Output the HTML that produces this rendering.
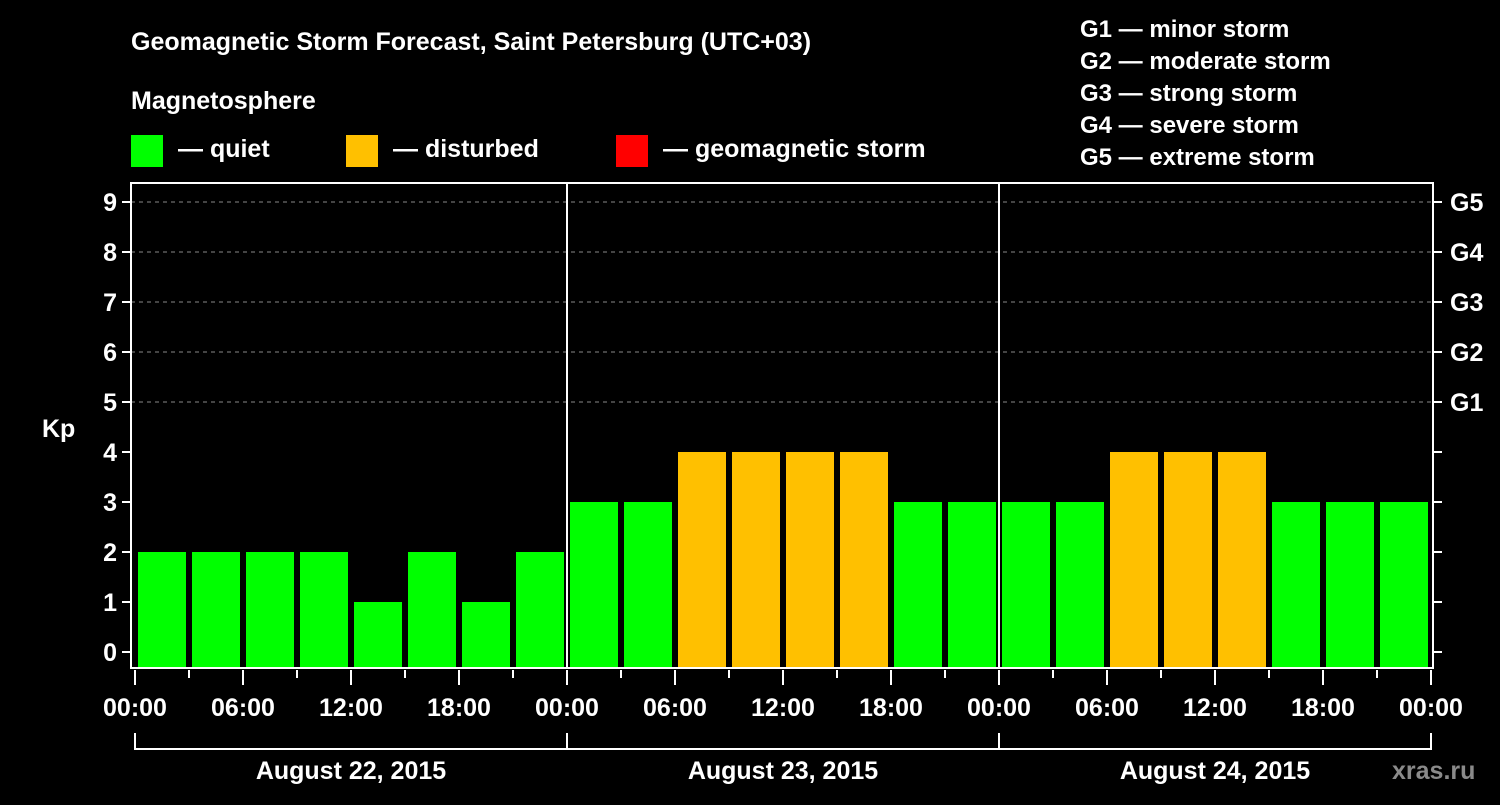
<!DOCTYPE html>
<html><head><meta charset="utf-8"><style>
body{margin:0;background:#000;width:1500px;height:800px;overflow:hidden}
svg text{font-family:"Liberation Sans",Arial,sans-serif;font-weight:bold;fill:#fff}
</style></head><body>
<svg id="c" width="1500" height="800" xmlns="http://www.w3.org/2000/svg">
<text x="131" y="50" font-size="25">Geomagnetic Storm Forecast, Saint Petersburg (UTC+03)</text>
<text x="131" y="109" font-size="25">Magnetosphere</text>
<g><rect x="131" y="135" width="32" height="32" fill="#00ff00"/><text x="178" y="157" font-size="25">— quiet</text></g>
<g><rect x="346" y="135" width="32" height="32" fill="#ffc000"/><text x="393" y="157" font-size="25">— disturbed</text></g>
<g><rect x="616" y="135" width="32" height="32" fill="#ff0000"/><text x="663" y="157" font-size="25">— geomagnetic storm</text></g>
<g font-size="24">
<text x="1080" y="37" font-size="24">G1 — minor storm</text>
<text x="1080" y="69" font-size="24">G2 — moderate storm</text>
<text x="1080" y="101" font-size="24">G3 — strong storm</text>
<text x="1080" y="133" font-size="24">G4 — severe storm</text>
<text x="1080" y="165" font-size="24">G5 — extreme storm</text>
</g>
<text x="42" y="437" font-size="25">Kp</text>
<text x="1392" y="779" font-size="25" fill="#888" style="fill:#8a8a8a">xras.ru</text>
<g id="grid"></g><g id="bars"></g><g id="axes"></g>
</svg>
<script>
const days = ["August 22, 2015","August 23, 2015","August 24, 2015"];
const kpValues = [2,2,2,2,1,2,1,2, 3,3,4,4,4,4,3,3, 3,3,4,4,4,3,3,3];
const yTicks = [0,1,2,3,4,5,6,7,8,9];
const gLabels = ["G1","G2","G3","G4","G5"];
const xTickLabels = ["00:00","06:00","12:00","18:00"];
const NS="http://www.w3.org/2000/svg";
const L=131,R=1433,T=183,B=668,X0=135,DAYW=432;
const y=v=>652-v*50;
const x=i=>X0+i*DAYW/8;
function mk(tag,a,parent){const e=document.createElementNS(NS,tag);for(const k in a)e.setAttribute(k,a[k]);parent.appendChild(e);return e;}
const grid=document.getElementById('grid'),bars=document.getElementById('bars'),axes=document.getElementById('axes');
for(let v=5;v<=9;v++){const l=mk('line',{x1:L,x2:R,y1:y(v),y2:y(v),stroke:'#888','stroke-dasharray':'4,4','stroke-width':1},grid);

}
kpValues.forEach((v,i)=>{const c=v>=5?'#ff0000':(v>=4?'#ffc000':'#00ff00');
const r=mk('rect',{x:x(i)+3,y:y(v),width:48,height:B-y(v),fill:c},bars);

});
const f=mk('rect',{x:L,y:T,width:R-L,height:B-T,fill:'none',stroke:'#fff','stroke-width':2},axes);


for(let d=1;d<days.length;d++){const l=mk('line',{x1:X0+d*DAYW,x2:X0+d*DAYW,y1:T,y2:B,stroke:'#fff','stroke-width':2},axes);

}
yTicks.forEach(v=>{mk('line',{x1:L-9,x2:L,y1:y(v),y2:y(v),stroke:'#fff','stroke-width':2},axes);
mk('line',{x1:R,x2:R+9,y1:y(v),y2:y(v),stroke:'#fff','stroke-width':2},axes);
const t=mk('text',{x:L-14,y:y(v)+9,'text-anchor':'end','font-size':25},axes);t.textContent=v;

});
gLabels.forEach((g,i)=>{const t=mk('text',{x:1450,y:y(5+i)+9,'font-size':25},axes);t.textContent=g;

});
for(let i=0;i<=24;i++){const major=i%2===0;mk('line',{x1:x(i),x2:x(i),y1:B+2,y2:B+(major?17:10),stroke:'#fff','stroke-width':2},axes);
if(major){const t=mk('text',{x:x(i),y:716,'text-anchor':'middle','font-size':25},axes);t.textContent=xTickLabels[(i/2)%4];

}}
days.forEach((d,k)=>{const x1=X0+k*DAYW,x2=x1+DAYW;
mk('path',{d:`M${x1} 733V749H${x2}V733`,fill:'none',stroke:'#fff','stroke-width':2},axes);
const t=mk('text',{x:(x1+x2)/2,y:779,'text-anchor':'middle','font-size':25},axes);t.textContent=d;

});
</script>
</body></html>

### Written problem
Go through the material above and print all of it exactly, except the pictures.

### Task answer
Output the HTML that produces this rendering.
<!DOCTYPE html>
<html><head><meta charset="utf-8"><style>
body{margin:0;background:#000;width:1500px;height:800px;overflow:hidden}
svg text{font-family:"Liberation Sans",Arial,sans-serif;font-weight:bold;fill:#fff}
</style></head><body>
<svg id="c" width="1500" height="800" xmlns="http://www.w3.org/2000/svg">
<text x="131" y="50" font-size="25">Geomagnetic Storm Forecast, Saint Petersburg (UTC+03)</text>
<text x="131" y="109" font-size="25">Magnetosphere</text>
<g><rect x="131" y="135" width="32" height="32" fill="#00ff00"/><text x="178" y="157" font-size="25">— quiet</text></g>
<g><rect x="346" y="135" width="32" height="32" fill="#ffc000"/><text x="393" y="157" font-size="25">— disturbed</text></g>
<g><rect x="616" y="135" width="32" height="32" fill="#ff0000"/><text x="663" y="157" font-size="25">— geomagnetic storm</text></g>
<g font-size="24">
<text x="1080" y="37" font-size="24">G1 — minor storm</text>
<text x="1080" y="69" font-size="24">G2 — moderate storm</text>
<text x="1080" y="101" font-size="24">G3 — strong storm</text>
<text x="1080" y="133" font-size="24">G4 — severe storm</text>
<text x="1080" y="165" font-size="24">G5 — extreme storm</text>
</g>
<text x="42" y="437" font-size="25">Kp</text>
<text x="1392" y="779" font-size="25" fill="#888" style="fill:#8a8a8a">xras.ru</text>
<g id="grid"></g><g id="bars"></g><g id="axes"></g>
</svg>
<script>
const days = ["August 22, 2015","August 23, 2015","August 24, 2015"];
const kpValues = [2,2,2,2,1,2,1,2, 3,3,4,4,4,4,3,3, 3,3,4,4,4,3,3,3];
const yTicks = [0,1,2,3,4,5,6,7,8,9];
const gLabels = ["G1","G2","G3","G4","G5"];
const xTickLabels = ["00:00","06:00","12:00","18:00"];
const NS="http://www.w3.org/2000/svg";
const L=131,R=1433,T=183,B=668,X0=135,DAYW=432;
const y=v=>652-v*50;
const x=i=>X0+i*DAYW/8;
function mk(tag,a,parent){const e=document.createElementNS(NS,tag);for(const k in a)e.setAttribute(k,a[k]);parent.appendChild(e);return e;}
const grid=document.getElementById('grid'),bars=document.getElementById('bars'),axes=document.getElementById('axes');
for(let v=5;v<=9;v++){const l=mk('line',{x1:L,x2:R,y1:y(v),y2:y(v),stroke:'#888','stroke-dasharray':'4,4','stroke-width':1},grid);

}
kpValues.forEach((v,i)=>{const c=v>=5?'#ff0000':(v>=4?'#ffc000':'#00ff00');
const r=mk('rect',{x:x(i)+3,y:y(v),width:48,height:B-y(v),fill:c},bars);

});
const f=mk('rect',{x:L,y:T,width:R-L,height:B-T,fill:'none',stroke:'#fff','stroke-width':2},axes);


for(let d=1;d<days.length;d++){const l=mk('line',{x1:X0+d*DAYW,x2:X0+d*DAYW,y1:T,y2:B,stroke:'#fff','stroke-width':2},axes);

}
yTicks.forEach(v=>{mk('line',{x1:L-9,x2:L,y1:y(v),y2:y(v),stroke:'#fff','stroke-width':2},axes);
mk('line',{x1:R,x2:R+9,y1:y(v),y2:y(v),stroke:'#fff','stroke-width':2},axes);
const t=mk('text',{x:L-14,y:y(v)+9,'text-anchor':'end','font-size':25},axes);t.textContent=v;

});
gLabels.forEach((g,i)=>{const t=mk('text',{x:1450,y:y(5+i)+9,'font-size':25},axes);t.textContent=g;

});
for(let i=0;i<=24;i++){const major=i%2===0;mk('line',{x1:x(i),x2:x(i),y1:B+2,y2:B+(major?17:10),stroke:'#fff','stroke-width':2},axes);
if(major){const t=mk('text',{x:x(i),y:716,'text-anchor':'middle','font-size':25},axes);t.textContent=xTickLabels[(i/2)%4];

}}
days.forEach((d,k)=>{const x1=X0+k*DAYW,x2=x1+DAYW;
mk('path',{d:`M${x1} 733V749H${x2}V733`,fill:'none',stroke:'#fff','stroke-width':2},axes);
const t=mk('text',{x:(x1+x2)/2,y:779,'text-anchor':'middle','font-size':25},axes);t.textContent=d;

});
</script>
</body></html>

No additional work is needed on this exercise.